### Task objective
Only the lines holding the string "matplotlib" are needed. Copy each one.

### Given data

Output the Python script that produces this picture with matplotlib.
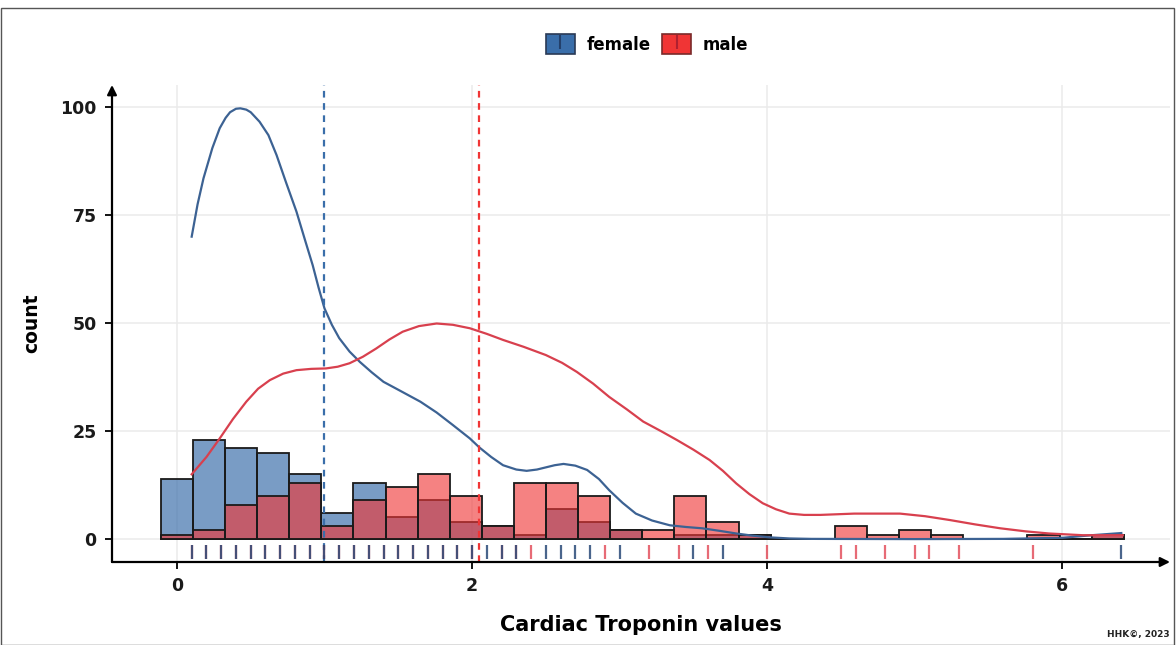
import numpy as np
import matplotlib
matplotlib.use("Agg")
import matplotlib.pyplot as plt
from matplotlib.patches import Patch, Rectangle
from matplotlib.lines import Line2D
from matplotlib.legend_handler import HandlerTuple
import matplotlib.transforms as mtransforms

# ---------------- data ----------------
groups = ["female", "male"]
bin_width = 0.2175
bin_centers = np.arange(30) * bin_width

female_counts = [14, 23, 21, 20, 15, 6, 13, 5, 9, 4, 3, 1, 7, 4, 2,
                 0, 1, 1, 1, 0, 0, 0, 0, 0, 0, 0, 0, 0, 0, 1]
male_counts = [1, 2, 8, 10, 13, 3, 9, 12, 15, 10, 3, 13, 13, 10, 2,
               2, 10, 4, 1, 0, 0, 3, 1, 2, 1, 0, 0, 1, 0, 1]

female_density_x = [0.10, 0.14, 0.18, 0.24, 0.29, 0.33, 0.36, 0.40, 0.43, 0.47, 0.50, 0.56,
                    0.62, 0.675, 0.74, 0.81, 0.87, 0.92, 0.96, 1.00, 1.05, 1.10, 1.17, 1.24,
                    1.32, 1.40, 1.52, 1.65, 1.76, 1.87, 1.985, 2.05, 2.13, 2.21, 2.30, 2.37,
                    2.44, 2.50, 2.56, 2.62, 2.70, 2.78, 2.86, 2.93, 3.02, 3.11, 3.22, 3.34,
                    3.45, 3.56, 3.68, 3.79, 3.90, 4.02, 4.15, 4.30, 5.00, 5.60, 6.00, 6.20,
                    6.40]
female_density_y = [70.0, 77.5, 83.5, 90.5, 95.1, 97.5, 98.8, 99.6, 99.7, 99.4, 98.8, 96.6,
                    93.5, 88.9, 82.5, 75.8, 69.0, 63.4, 58.2, 53.4, 49.6, 46.5, 43.4, 41.0,
                    38.6, 36.4, 34.2, 31.8, 29.3, 26.4, 23.3, 21.2, 19.0, 17.1, 16.1, 15.8,
                    16.1, 16.6, 17.1, 17.4, 17.0, 16.0, 13.9, 11.3, 8.4, 5.9, 4.3, 3.2,
                    2.8, 2.5, 1.9, 1.3, 0.8, 0.4, 0.15, 0.05, 0.0, 0.05, 0.3, 0.9,
                    1.4]

male_density_x = [0.10, 0.20, 0.29, 0.38, 0.47, 0.55, 0.63, 0.72, 0.81, 0.91, 1.01, 1.09,
                  1.17, 1.26, 1.35, 1.44, 1.53, 1.64, 1.76, 1.87, 1.985, 2.10, 2.21, 2.35,
                  2.50, 2.61, 2.71, 2.82, 2.93, 3.05, 3.16, 3.28, 3.39, 3.50, 3.61, 3.70,
                  3.79, 3.88, 3.97, 4.06, 4.15, 4.25, 4.36, 4.59, 4.90, 5.07, 5.24, 5.41,
                  5.58, 5.75, 5.91, 6.14, 6.41]
male_density_y = [15.0, 19.0, 23.3, 27.8, 31.8, 34.8, 36.8, 38.3, 39.1, 39.4, 39.5, 39.9,
                  40.7, 42.2, 44.1, 46.2, 48.0, 49.3, 49.9, 49.6, 48.8, 47.5, 46.1, 44.5,
                  42.6, 40.8, 38.7, 36.0, 32.9, 30.0, 27.2, 25.0, 22.9, 20.7, 18.3, 15.8,
                  12.9, 10.4, 8.3, 6.9, 5.9, 5.6, 5.6, 5.9, 5.9, 5.3, 4.4, 3.4,
                  2.5, 1.8, 1.3, 0.9, 0.9]

female_rug = [0.1, 0.2, 0.3, 0.4, 0.5, 0.6, 0.7, 0.8, 0.9, 1.0, 1.1, 1.2, 1.3, 1.4, 1.5,
              1.6, 1.7, 1.8, 1.9, 2.0, 2.1, 2.2, 2.3, 2.5, 2.6, 2.7, 2.8, 3.0, 3.5, 3.7, 6.4]
male_rug = [0.1, 0.2, 0.3, 0.4, 0.5, 0.6, 0.7, 0.8, 0.9, 1.0, 1.1, 1.2, 1.3, 1.4, 1.5,
            1.6, 1.7, 1.8, 1.9, 2.0, 2.2, 2.3, 2.4, 2.9, 3.2, 3.4, 3.6, 4.0, 4.5, 4.6, 4.8,
            5.0, 5.1, 5.3, 5.8]

group_means = [1.0, 2.05]

x_ticks = [0, 2, 4, 6]
y_ticks = [0, 25, 50, 75, 100]
x_label = "Cardiac Troponin values"
y_label = "count"
caption = "HHK\u00a9, 2023"

# ---------------- style ----------------
blue = "#3A6EAA"
red = "#F03535"
blue_line = "#3C6293"
red_line = "#D8404E"

plt.rcParams['font.family'] = ['DejaVu Sans']

fig = plt.figure(figsize=(11.76, 6.45), dpi=100)
fig.patch.set_facecolor("white")
ax = fig.add_axes([112/1176, 1-562/645, (1170-112)/1176, (562-85)/645])
ax.set_xlim(-0.44, 6.73)
ax.set_ylim(-5.3, 105.1)

for s in ax.spines.values():
    s.set_visible(False)

ax.set_axisbelow(True)
ax.grid(True, color="#EBEBEB", linewidth=1.1)

# histograms
ax.bar(bin_centers, female_counts, width=bin_width, color=blue, alpha=0.68,
       edgecolor="none", zorder=2)
ax.bar(bin_centers, female_counts, width=bin_width, facecolor="none",
       edgecolor="#1a1a1a", linewidth=1.3, zorder=2.1)
ax.bar(bin_centers, male_counts, width=bin_width, color=red, alpha=0.62,
       edgecolor="none", zorder=3)
ax.bar(bin_centers, male_counts, width=bin_width, facecolor="none",
       edgecolor="#1a1a1a", linewidth=1.3, zorder=3.1)

# density curves
ax.plot(female_density_x, female_density_y, color=blue_line, lw=1.6, zorder=4,
        solid_joinstyle='round')
ax.plot(male_density_x, male_density_y, color=red_line, lw=1.6, zorder=4,
        solid_joinstyle='round')

# mean lines
ax.axvline(group_means[0], color=blue, lw=1.6, ls=(0, (3, 2.5)), zorder=5)
ax.axvline(group_means[1], color=red, lw=1.6, ls=(0, (3, 2.5)), zorder=5)

# rugs
trans = mtransforms.blended_transform_factory(ax.transData, ax.transAxes)
ax.vlines(male_rug, 0.007, 0.036, transform=trans, color="#E03A48", alpha=0.75,
          lw=1.6, zorder=5)
ax.vlines(female_rug, 0.007, 0.036, transform=trans, color="#2A4A78", alpha=0.85,
          lw=1.6, zorder=5)

# axis arrows
ax.annotate('', xy=(0, 1.0), xytext=(0, 0), xycoords='axes fraction',
            arrowprops=dict(arrowstyle='-|>', color='black', lw=1.6,
                            mutation_scale=14, shrinkA=0, shrinkB=0), zorder=6)
ax.annotate('', xy=(1.0, 0), xytext=(0, 0), xycoords='axes fraction',
            arrowprops=dict(arrowstyle='-|>', color='black', lw=1.6,
                            mutation_scale=14, shrinkA=0, shrinkB=0), zorder=6)

ax.set_xticks(x_ticks)
ax.set_yticks(y_ticks)
ax.tick_params(axis='both', direction='out', length=5, width=1.3, color='black',
               labelsize=12.5, labelcolor='#1a1a1a', pad=6)
for lab in ax.get_xticklabels() + ax.get_yticklabels():
    lab.set_fontweight('bold')

ax.set_xlabel(x_label, fontsize=15, fontweight='bold', labelpad=14)
ax.set_ylabel(y_label, fontsize=13.5, fontweight='bold', labelpad=14)

# legend
h_f = (Patch(facecolor=blue, edgecolor="#2a3a55", linewidth=1.2),
       Line2D([], [], marker='|', color="#23406b", linestyle='None', markersize=10, mew=1.5))
h_m = (Patch(facecolor=red, edgecolor="#7a2a2a", linewidth=1.2),
       Line2D([], [], marker='|', color="#b02030", linestyle='None', markersize=10, mew=1.5))
fig.legend([h_f, h_m], groups, loc='center', bbox_to_anchor=(647/1176, 1-44/645),
           ncol=2, frameon=False, handler_map={tuple: HandlerTuple(ndivide=1, pad=0)},
           prop=dict(size=12, weight='bold'), handlelength=1.75, handleheight=1.5,
           handletextpad=0.7, columnspacing=0.7)

fig.text(1170/1176, 1-634/645, caption, ha='right', va='center', fontsize=6.5,
         fontweight='bold', color='#222222')

# outer frame
fig.patches.append(Rectangle((0.0005, 0.0), 0.998, 1-8/645, transform=fig.transFigure,
                             fill=False, edgecolor="#555555", linewidth=1.0))

fig.savefig("out.png", dpi=100)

### Exercise response
Output the Python script that produces this picture with matplotlib.
import matplotlib
matplotlib.use("Agg")
import matplotlib.pyplot as plt
from matplotlib.patches import Patch, Rectangle
from matplotlib.lines import Line2D
from matplotlib.legend_handler import HandlerTuple
import matplotlib.transforms as mtransforms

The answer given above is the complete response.